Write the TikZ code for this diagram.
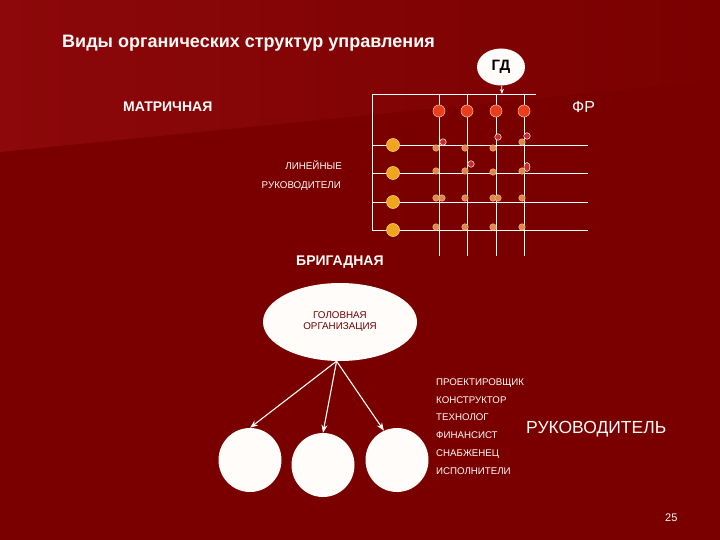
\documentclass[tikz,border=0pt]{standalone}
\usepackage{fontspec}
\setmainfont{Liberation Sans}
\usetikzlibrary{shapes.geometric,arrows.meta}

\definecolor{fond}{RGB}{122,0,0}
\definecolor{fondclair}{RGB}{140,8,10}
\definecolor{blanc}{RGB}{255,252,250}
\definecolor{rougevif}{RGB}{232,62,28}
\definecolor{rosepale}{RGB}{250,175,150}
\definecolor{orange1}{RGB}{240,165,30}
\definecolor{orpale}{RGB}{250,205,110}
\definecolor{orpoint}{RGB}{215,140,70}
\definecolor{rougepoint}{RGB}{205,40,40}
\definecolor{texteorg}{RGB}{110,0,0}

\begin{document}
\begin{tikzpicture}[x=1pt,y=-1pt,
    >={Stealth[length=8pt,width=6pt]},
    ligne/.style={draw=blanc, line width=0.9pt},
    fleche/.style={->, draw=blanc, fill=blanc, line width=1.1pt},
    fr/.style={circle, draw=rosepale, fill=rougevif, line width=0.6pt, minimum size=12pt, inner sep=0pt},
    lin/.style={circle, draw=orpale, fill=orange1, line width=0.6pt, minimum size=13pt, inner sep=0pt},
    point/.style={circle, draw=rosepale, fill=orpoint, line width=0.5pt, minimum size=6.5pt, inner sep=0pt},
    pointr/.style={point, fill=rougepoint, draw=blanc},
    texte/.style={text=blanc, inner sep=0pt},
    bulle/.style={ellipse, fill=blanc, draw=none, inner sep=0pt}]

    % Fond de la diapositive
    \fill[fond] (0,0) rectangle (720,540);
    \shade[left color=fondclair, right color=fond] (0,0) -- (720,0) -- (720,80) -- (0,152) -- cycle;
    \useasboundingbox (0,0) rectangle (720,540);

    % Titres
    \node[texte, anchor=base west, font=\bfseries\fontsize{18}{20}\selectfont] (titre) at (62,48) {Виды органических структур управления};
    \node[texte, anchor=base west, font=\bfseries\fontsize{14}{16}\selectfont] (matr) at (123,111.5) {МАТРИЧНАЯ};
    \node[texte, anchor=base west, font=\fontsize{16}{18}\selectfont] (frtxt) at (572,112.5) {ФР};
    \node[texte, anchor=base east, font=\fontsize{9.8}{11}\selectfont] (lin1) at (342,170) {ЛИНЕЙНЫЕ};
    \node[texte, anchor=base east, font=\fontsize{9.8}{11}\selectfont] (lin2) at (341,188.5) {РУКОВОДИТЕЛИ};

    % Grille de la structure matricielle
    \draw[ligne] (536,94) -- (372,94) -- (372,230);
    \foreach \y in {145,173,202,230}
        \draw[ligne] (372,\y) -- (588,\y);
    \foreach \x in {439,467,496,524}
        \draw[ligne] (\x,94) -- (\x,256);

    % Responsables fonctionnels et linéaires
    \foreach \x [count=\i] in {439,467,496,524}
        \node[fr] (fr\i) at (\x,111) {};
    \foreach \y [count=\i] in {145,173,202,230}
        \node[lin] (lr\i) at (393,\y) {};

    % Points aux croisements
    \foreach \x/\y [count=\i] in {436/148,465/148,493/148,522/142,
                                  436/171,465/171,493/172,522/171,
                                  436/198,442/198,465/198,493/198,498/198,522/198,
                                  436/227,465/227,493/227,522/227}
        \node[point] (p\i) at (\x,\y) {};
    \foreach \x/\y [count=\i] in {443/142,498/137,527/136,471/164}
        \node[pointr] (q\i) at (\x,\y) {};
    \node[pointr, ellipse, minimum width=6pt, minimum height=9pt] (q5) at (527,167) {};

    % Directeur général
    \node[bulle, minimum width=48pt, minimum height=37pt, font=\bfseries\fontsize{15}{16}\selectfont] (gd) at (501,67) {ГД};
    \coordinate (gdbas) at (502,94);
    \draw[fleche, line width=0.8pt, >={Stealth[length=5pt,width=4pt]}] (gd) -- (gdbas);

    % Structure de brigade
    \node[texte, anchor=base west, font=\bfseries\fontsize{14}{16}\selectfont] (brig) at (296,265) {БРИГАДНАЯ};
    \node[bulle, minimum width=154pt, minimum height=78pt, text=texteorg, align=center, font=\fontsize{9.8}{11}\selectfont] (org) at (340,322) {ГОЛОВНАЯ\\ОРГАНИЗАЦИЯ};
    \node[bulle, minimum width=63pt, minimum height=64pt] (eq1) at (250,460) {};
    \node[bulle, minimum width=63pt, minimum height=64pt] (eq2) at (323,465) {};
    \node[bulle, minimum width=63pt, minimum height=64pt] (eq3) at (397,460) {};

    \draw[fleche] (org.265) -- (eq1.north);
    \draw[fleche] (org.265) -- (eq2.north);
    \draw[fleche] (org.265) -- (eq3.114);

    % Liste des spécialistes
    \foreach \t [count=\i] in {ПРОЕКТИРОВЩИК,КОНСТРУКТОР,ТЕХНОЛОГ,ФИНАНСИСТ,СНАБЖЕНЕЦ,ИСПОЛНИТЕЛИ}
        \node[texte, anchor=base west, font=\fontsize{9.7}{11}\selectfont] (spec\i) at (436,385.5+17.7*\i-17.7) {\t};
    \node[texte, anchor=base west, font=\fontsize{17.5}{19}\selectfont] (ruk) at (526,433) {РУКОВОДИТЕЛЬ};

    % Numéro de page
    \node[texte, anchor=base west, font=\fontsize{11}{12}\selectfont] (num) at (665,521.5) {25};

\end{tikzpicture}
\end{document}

============================================================

• [EXERCISE PROMPT]: Reproduce all of the data exactly, omitting each picture it holds.

• [RESPONSE TO THIS TASK]:
Write the TikZ code for this diagram.
\documentclass[tikz,border=0pt]{standalone}
\usepackage{fontspec}
\setmainfont{Liberation Sans}
\usetikzlibrary{shapes.geometric,arrows.meta}

\definecolor{fond}{RGB}{122,0,0}
\definecolor{fondclair}{RGB}{140,8,10}
\definecolor{blanc}{RGB}{255,252,250}
\definecolor{rougevif}{RGB}{232,62,28}
\definecolor{rosepale}{RGB}{250,175,150}
\definecolor{orange1}{RGB}{240,165,30}
\definecolor{orpale}{RGB}{250,205,110}
\definecolor{orpoint}{RGB}{215,140,70}
\definecolor{rougepoint}{RGB}{205,40,40}
\definecolor{texteorg}{RGB}{110,0,0}

\begin{document}
\begin{tikzpicture}[x=1pt,y=-1pt,
    >={Stealth[length=8pt,width=6pt]},
    ligne/.style={draw=blanc, line width=0.9pt},
    fleche/.style={->, draw=blanc, fill=blanc, line width=1.1pt},
    fr/.style={circle, draw=rosepale, fill=rougevif, line width=0.6pt, minimum size=12pt, inner sep=0pt},
    lin/.style={circle, draw=orpale, fill=orange1, line width=0.6pt, minimum size=13pt, inner sep=0pt},
    point/.style={circle, draw=rosepale, fill=orpoint, line width=0.5pt, minimum size=6.5pt, inner sep=0pt},
    pointr/.style={point, fill=rougepoint, draw=blanc},
    texte/.style={text=blanc, inner sep=0pt},
    bulle/.style={ellipse, fill=blanc, draw=none, inner sep=0pt}]

    % Fond de la diapositive
    \fill[fond] (0,0) rectangle (720,540);
    \shade[left color=fondclair, right color=fond] (0,0) -- (720,0) -- (720,80) -- (0,152) -- cycle;
    \useasboundingbox (0,0) rectangle (720,540);

    % Titres
    \node[texte, anchor=base west, font=\bfseries\fontsize{18}{20}\selectfont] (titre) at (62,48) {Виды органических структур управления};
    \node[texte, anchor=base west, font=\bfseries\fontsize{14}{16}\selectfont] (matr) at (123,111.5) {МАТРИЧНАЯ};
    \node[texte, anchor=base west, font=\fontsize{16}{18}\selectfont] (frtxt) at (572,112.5) {ФР};
    \node[texte, anchor=base east, font=\fontsize{9.8}{11}\selectfont] (lin1) at (342,170) {ЛИНЕЙНЫЕ};
    \node[texte, anchor=base east, font=\fontsize{9.8}{11}\selectfont] (lin2) at (341,188.5) {РУКОВОДИТЕЛИ};

    % Grille de la structure matricielle
    \draw[ligne] (536,94) -- (372,94) -- (372,230);
    \foreach \y in {145,173,202,230}
        \draw[ligne] (372,\y) -- (588,\y);
    \foreach \x in {439,467,496,524}
        \draw[ligne] (\x,94) -- (\x,256);

    % Responsables fonctionnels et linéaires
    \foreach \x [count=\i] in {439,467,496,524}
        \node[fr] (fr\i) at (\x,111) {};
    \foreach \y [count=\i] in {145,173,202,230}
        \node[lin] (lr\i) at (393,\y) {};

    % Points aux croisements
    \foreach \x/\y [count=\i] in {436/148,465/148,493/148,522/142,
                                  436/171,465/171,493/172,522/171,
                                  436/198,442/198,465/198,493/198,498/198,522/198,
                                  436/227,465/227,493/227,522/227}
        \node[point] (p\i) at (\x,\y) {};
    \foreach \x/\y [count=\i] in {443/142,498/137,527/136,471/164}
        \node[pointr] (q\i) at (\x,\y) {};
    \node[pointr, ellipse, minimum width=6pt, minimum height=9pt] (q5) at (527,167) {};

    % Directeur général
    \node[bulle, minimum width=48pt, minimum height=37pt, font=\bfseries\fontsize{15}{16}\selectfont] (gd) at (501,67) {ГД};
    \coordinate (gdbas) at (502,94);
    \draw[fleche, line width=0.8pt, >={Stealth[length=5pt,width=4pt]}] (gd) -- (gdbas);

    % Structure de brigade
    \node[texte, anchor=base west, font=\bfseries\fontsize{14}{16}\selectfont] (brig) at (296,265) {БРИГАДНАЯ};
    \node[bulle, minimum width=154pt, minimum height=78pt, text=texteorg, align=center, font=\fontsize{9.8}{11}\selectfont] (org) at (340,322) {ГОЛОВНАЯ\\ОРГАНИЗАЦИЯ};
    \node[bulle, minimum width=63pt, minimum height=64pt] (eq1) at (250,460) {};
    \node[bulle, minimum width=63pt, minimum height=64pt] (eq2) at (323,465) {};
    \node[bulle, minimum width=63pt, minimum height=64pt] (eq3) at (397,460) {};

    \draw[fleche] (org.265) -- (eq1.north);
    \draw[fleche] (org.265) -- (eq2.north);
    \draw[fleche] (org.265) -- (eq3.114);

    % Liste des spécialistes
    \foreach \t [count=\i] in {ПРОЕКТИРОВЩИК,КОНСТРУКТОР,ТЕХНОЛОГ,ФИНАНСИСТ,СНАБЖЕНЕЦ,ИСПОЛНИТЕЛИ}
        \node[texte, anchor=base west, font=\fontsize{9.7}{11}\selectfont] (spec\i) at (436,385.5+17.7*\i-17.7) {\t};
    \node[texte, anchor=base west, font=\fontsize{17.5}{19}\selectfont] (ruk) at (526,433) {РУКОВОДИТЕЛЬ};

    % Numéro de page
    \node[texte, anchor=base west, font=\fontsize{11}{12}\selectfont] (num) at (665,521.5) {25};

\end{tikzpicture}
\end{document}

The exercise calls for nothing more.